Tuesday, June 04, 2013

He Should Have Consulted the People

"I like the Prime Minister a lot, but anyone can make mistakes. He should have consulted the people."

         (Supporter of Turkish Prime Minister Recep Erdoğan, on BBC News 3rd June 2013)

It’s such a simple concept, and so easily forgotten by those in power. Before you decide to do something like bulldoze the only substantial park in the Beyoğlu district of Istanbul to put in a shopping mall and ersatz Ottoman oddity, talk with people about it! Explain why you want to do it, make your case. Hear their views, and honestly consider the alternatives they propose. Have a conversation.  See if agreement can be reached, and if it can, reach it, memorialize it, and do what you’ve agreed to.
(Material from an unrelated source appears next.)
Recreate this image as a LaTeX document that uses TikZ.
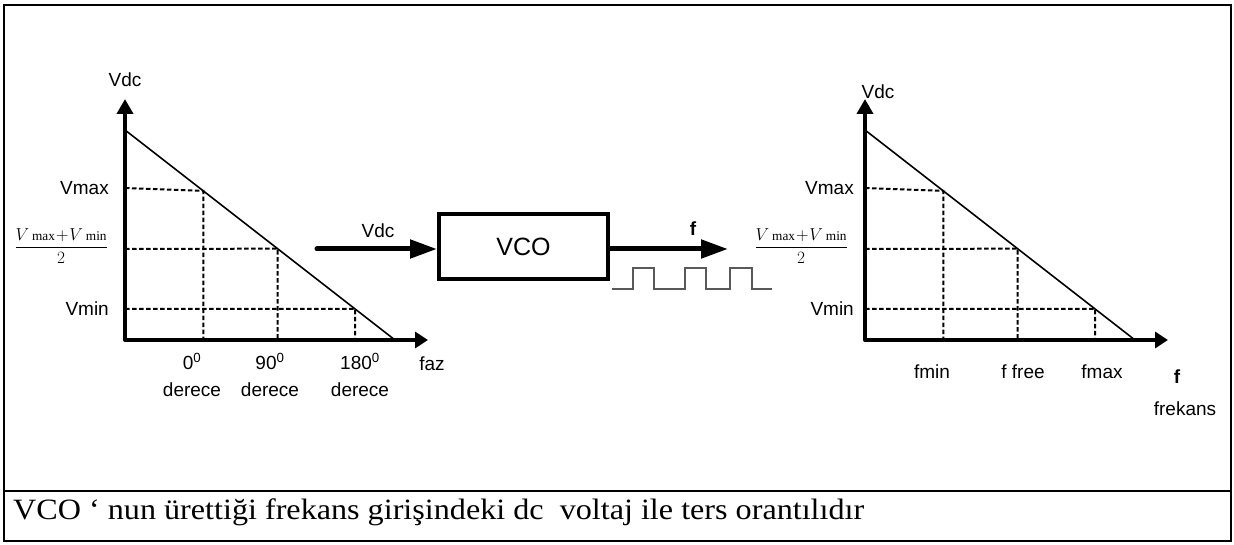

If agreement can’t be reached, then maybe go ahead with your plans, but only after explaining why you’re doing so, including why it’s in the public interest to do so.
Simple, and a wise thing to do, however big your electoral majority.  But Erdoğan’s in excellent company.  Besides the likes of Bashir al-Assad and the Commuplutocrats of contemporary China, here in the U.S. every agency of government eschews real consultation, albeit giving it regular lip service.  But what’s happening in Turkey shows that the chickens of consultation eschewed can come home to roost.